Followers

Monday, July 02, 2007

Sitting this one out


I suppose that when you don’t particularly hold strong religious views, or even fairly mind ones, there are things that you would not give a second thought about that someone else might agonize over. The lady who was leading the creative writing course thought she had just found another source of stimuli for creating story scenarios and characters but the pack of tarot cards really didn’t go down so well at the creative writing course I attended at the weekend.

For the most part, most of the attendees were able to look at the cards objectively and use them as a starting point for a story, much as they had been using postcards and photographs earlier on in the day. The tarot cards proved to be a serious problem for one of the ladies. She had been a missionary out in Kenya fro thirty years and although she appreciated that no one was going to put the tarot cards to any occult-ish use, she didn’t feel comfortable handling one of them, studying it in any literary manner and excused herself from the activity. Her sister showing solidarity went with her and they sat out side on the patio while the rest of us struggled to write anything half decent from the pictures on the cards.

I have to confess that I struggled. I had no problem with the tarot cards as such. It was a piece of card with a picture on it. If anyone had set up an ouija board and told me to use the words it spelt out in an opening sentence to a story, it might have been a different matter. Perhaps if I had some knowledge of how to use the cards to tell someone’s fortune, that might have been a problem too. They were just cards with pictures on them and without the power to scare me.

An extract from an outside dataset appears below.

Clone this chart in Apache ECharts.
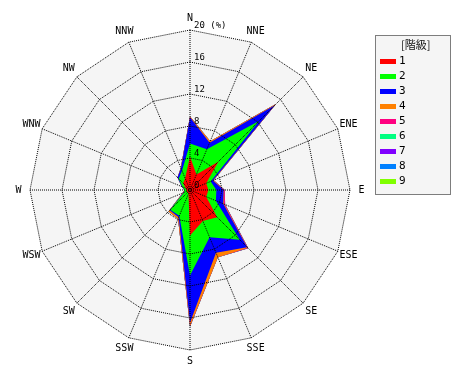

The struggle was in how the two sisters might have perceived my actions as an act of compromise. I hadn’t gone out of my way to share my faith or anything, but in introducing myself I had mentioned that I was a Christian and had written inspirational poetry that had been published in Christian anthologies. They did not look at me with any kind of expectation that I would join them on the patio and “sit this one out”. I toyed with it. Part of the reasoning behind staying was that I had paid money to come on the course. I didn’t want to spend an hour sitting on the patio. I also didn’t want to give the tarot cards any power over me. I wanted to prove them to be just pieces of cards with pictures on them and nothing more. Sometimes a person’s perception of Christianity is based on what Christians don’t do or what they disapprove of. It becomes very negative and very narrow. There was a kind of wave of not-quite-tutting from the rest of the attendees, although one lady, not me, tried to defend their stand. I am really not sure whether I had made the call. (I had had very little sleep the previous night because of other things on my mind!)

I admired the two for sticking to their guns and I wondered about whether that passage in Romans about not eating food sacrificed to idols might apply to using tarot cards as literary aids. The task was not a good one and provoked not good opening paragraphs for a short story – so I might well have preferred the patio.

The leader the following day must have been aware of the feelings of the two ladies, but that did not stop her trying something similar with horoscopes this time. I caught the eye of the ex-missionary, expecting her to yet again absent herself from that activity, but she just contented herself with shaking her head in despair!

I had more trouble with the horoscope than with the tarot card surprisingly enough, but managed to come up with a wonderful opening paragraph for a story from it!